- _GIVEN PROBLEM_
Every line from the top of the records through the line containing "const yTicks = [0, 20, 40, 60, 80, 100];" should be retyped exactly; the pictures should not.

-- Begin STORED ROWS --

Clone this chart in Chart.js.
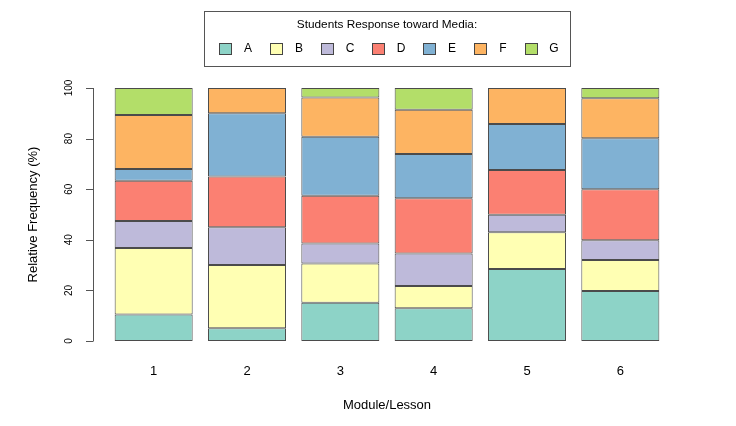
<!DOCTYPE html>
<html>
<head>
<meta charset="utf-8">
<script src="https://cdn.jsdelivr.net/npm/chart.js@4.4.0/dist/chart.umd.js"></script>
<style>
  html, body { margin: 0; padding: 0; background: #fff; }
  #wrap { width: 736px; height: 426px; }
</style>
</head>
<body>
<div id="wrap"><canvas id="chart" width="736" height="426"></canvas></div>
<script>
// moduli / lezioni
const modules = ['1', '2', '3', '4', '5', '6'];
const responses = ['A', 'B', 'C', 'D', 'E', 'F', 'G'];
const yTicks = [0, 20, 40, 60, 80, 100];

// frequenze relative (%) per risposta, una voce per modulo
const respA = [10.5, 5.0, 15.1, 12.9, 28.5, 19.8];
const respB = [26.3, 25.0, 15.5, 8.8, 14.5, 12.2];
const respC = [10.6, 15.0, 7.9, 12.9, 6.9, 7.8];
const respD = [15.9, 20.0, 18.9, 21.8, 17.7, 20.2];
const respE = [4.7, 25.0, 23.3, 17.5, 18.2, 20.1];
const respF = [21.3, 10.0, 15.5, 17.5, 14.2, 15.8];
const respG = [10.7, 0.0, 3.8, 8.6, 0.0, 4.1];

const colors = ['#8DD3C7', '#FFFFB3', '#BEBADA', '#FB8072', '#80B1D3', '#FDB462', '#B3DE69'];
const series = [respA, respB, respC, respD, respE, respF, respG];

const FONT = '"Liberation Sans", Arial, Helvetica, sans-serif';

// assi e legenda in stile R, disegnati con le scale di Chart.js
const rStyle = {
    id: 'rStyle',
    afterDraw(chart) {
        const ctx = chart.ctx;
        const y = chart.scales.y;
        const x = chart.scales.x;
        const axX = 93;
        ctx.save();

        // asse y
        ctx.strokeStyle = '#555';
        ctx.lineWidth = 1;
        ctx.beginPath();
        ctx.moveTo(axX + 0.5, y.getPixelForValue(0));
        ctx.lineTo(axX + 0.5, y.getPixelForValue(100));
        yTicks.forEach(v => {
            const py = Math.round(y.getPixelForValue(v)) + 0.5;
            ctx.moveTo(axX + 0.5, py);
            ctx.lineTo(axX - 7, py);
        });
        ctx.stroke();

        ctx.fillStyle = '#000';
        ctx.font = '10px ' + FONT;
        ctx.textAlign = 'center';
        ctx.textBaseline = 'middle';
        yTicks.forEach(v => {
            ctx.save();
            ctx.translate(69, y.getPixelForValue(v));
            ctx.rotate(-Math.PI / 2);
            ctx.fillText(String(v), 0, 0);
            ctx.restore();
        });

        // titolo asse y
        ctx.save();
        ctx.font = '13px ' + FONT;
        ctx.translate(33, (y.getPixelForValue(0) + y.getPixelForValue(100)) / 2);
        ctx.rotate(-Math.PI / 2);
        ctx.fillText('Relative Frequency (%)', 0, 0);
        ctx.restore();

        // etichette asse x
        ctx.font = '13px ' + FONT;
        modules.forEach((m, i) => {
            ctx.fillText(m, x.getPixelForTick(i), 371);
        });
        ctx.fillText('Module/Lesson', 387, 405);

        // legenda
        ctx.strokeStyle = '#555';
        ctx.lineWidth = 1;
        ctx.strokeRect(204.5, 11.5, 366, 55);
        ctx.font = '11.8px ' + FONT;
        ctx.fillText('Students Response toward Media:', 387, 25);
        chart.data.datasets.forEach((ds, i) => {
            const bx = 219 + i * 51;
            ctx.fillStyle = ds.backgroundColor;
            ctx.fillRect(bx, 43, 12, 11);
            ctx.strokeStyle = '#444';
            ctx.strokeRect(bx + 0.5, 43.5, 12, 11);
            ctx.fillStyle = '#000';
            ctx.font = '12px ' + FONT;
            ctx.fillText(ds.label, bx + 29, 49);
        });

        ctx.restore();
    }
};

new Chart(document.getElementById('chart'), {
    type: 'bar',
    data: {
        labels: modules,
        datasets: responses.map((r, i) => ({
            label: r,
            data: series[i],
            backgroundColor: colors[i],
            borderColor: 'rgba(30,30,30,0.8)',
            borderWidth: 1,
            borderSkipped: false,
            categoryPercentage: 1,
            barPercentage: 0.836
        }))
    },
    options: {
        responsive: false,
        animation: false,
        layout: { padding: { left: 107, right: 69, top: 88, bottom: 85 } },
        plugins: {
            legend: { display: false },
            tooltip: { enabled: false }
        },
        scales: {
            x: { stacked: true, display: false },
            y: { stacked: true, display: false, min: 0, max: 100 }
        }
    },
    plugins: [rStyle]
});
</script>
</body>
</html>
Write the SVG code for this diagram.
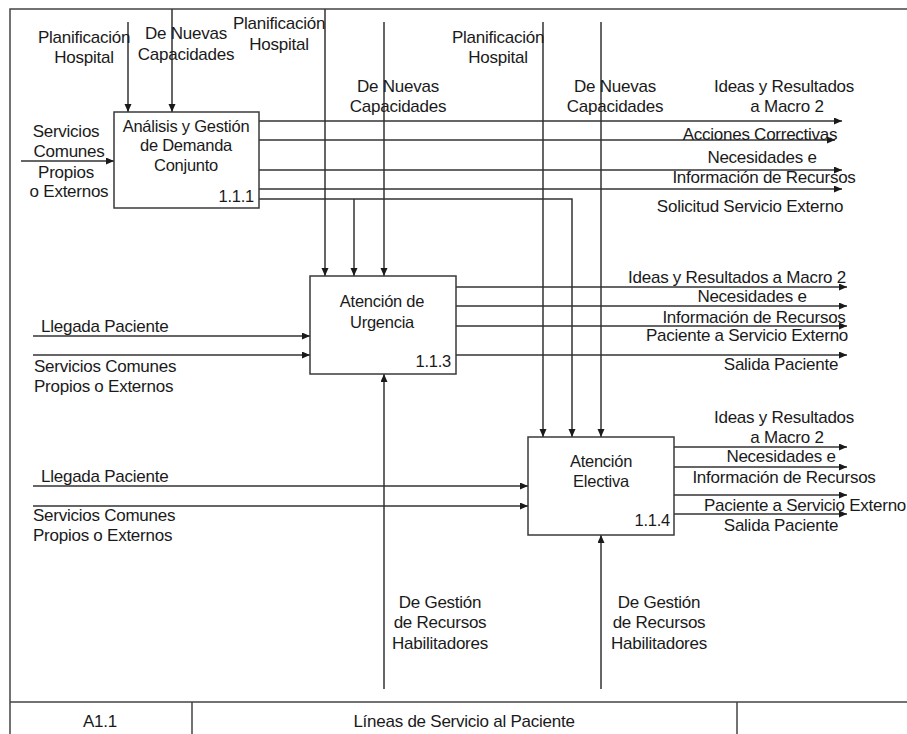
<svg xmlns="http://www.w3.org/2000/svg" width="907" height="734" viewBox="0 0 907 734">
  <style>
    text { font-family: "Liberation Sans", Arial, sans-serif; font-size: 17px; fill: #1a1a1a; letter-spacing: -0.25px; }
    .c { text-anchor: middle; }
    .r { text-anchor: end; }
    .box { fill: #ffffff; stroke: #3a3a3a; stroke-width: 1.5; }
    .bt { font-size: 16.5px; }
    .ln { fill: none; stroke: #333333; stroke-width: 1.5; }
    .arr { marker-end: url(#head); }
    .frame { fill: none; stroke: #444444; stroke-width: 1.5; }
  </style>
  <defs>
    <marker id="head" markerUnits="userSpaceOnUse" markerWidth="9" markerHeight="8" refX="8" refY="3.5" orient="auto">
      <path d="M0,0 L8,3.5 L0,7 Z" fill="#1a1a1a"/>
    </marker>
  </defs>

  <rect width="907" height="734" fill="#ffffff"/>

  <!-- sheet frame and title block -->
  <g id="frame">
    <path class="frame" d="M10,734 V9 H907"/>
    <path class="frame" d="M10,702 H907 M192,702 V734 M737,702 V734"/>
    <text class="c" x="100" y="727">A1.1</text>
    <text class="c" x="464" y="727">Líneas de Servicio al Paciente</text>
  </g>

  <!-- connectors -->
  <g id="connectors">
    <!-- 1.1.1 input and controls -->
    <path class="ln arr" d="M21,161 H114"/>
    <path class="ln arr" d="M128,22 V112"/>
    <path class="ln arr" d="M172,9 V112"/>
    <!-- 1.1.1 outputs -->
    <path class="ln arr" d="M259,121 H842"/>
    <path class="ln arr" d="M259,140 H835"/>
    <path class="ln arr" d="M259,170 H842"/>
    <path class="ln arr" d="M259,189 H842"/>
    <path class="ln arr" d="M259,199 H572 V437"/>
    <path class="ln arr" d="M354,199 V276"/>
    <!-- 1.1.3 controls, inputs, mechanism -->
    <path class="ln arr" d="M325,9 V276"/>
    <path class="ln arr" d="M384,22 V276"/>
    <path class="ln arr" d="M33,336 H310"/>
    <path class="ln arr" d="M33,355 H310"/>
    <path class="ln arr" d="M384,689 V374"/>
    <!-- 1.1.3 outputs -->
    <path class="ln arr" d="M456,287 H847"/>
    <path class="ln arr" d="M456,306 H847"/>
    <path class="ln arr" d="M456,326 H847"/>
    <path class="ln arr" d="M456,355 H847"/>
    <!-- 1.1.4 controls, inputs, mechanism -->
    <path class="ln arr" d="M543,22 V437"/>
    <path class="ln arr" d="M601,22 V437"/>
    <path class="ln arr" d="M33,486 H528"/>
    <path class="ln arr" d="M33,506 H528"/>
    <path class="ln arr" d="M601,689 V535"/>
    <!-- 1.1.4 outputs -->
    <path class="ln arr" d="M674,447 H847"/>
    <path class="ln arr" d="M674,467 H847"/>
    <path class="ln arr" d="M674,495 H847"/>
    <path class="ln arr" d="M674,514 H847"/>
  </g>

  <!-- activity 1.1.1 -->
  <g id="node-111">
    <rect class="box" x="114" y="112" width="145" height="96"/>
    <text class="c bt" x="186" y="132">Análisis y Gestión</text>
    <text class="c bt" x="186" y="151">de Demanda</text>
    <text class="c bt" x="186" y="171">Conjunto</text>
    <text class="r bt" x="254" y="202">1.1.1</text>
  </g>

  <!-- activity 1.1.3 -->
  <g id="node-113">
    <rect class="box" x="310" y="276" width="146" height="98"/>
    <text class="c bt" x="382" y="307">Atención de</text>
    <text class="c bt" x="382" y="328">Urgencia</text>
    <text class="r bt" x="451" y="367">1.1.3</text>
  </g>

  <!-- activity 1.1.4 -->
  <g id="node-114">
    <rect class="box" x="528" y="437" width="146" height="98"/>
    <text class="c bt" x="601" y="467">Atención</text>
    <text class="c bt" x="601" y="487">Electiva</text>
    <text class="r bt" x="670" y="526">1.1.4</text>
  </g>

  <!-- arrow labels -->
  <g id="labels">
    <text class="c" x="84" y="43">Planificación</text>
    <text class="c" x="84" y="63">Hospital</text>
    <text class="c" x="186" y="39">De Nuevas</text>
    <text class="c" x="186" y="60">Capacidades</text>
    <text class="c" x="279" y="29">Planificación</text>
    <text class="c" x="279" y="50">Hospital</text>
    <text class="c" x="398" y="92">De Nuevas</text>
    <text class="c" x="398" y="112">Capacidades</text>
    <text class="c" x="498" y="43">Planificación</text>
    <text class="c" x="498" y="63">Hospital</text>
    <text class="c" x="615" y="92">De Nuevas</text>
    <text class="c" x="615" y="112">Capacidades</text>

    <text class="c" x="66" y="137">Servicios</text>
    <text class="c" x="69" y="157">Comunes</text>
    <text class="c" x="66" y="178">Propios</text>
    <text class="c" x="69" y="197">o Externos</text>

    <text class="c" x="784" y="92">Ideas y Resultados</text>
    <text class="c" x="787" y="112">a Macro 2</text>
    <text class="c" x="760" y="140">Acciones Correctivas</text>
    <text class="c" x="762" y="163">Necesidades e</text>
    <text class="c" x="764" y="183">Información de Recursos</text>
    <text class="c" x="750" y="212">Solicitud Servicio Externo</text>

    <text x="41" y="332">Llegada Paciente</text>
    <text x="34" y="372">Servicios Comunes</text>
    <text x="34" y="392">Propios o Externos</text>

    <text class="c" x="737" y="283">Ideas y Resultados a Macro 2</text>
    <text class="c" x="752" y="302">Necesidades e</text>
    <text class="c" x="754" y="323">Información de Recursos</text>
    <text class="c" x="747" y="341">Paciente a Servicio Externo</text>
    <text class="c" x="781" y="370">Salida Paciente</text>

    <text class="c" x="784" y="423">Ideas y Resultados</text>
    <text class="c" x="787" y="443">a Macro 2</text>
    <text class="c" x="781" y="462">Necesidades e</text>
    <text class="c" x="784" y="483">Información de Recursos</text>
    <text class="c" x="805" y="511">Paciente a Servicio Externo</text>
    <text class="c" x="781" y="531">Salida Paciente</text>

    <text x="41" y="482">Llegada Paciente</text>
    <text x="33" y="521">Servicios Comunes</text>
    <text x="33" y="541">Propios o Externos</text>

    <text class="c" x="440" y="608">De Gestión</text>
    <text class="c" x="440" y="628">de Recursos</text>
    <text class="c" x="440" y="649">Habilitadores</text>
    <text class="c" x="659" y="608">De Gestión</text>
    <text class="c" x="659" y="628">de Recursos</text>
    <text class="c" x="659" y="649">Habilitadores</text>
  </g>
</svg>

-- End STORED ROWS --

- _ANSWER TO THE EXERCISE_
Clone this chart in Chart.js.
<!DOCTYPE html>
<html>
<head>
<meta charset="utf-8">
<script src="https://cdn.jsdelivr.net/npm/chart.js@4.4.0/dist/chart.umd.js"></script>
<style>
  html, body { margin: 0; padding: 0; background: #fff; }
  #wrap { width: 736px; height: 426px; }
</style>
</head>
<body>
<div id="wrap"><canvas id="chart" width="736" height="426"></canvas></div>
<script>
// moduli / lezioni
const modules = ['1', '2', '3', '4', '5', '6'];
const responses = ['A', 'B', 'C', 'D', 'E', 'F', 'G'];
const yTicks = [0, 20, 40, 60, 80, 100];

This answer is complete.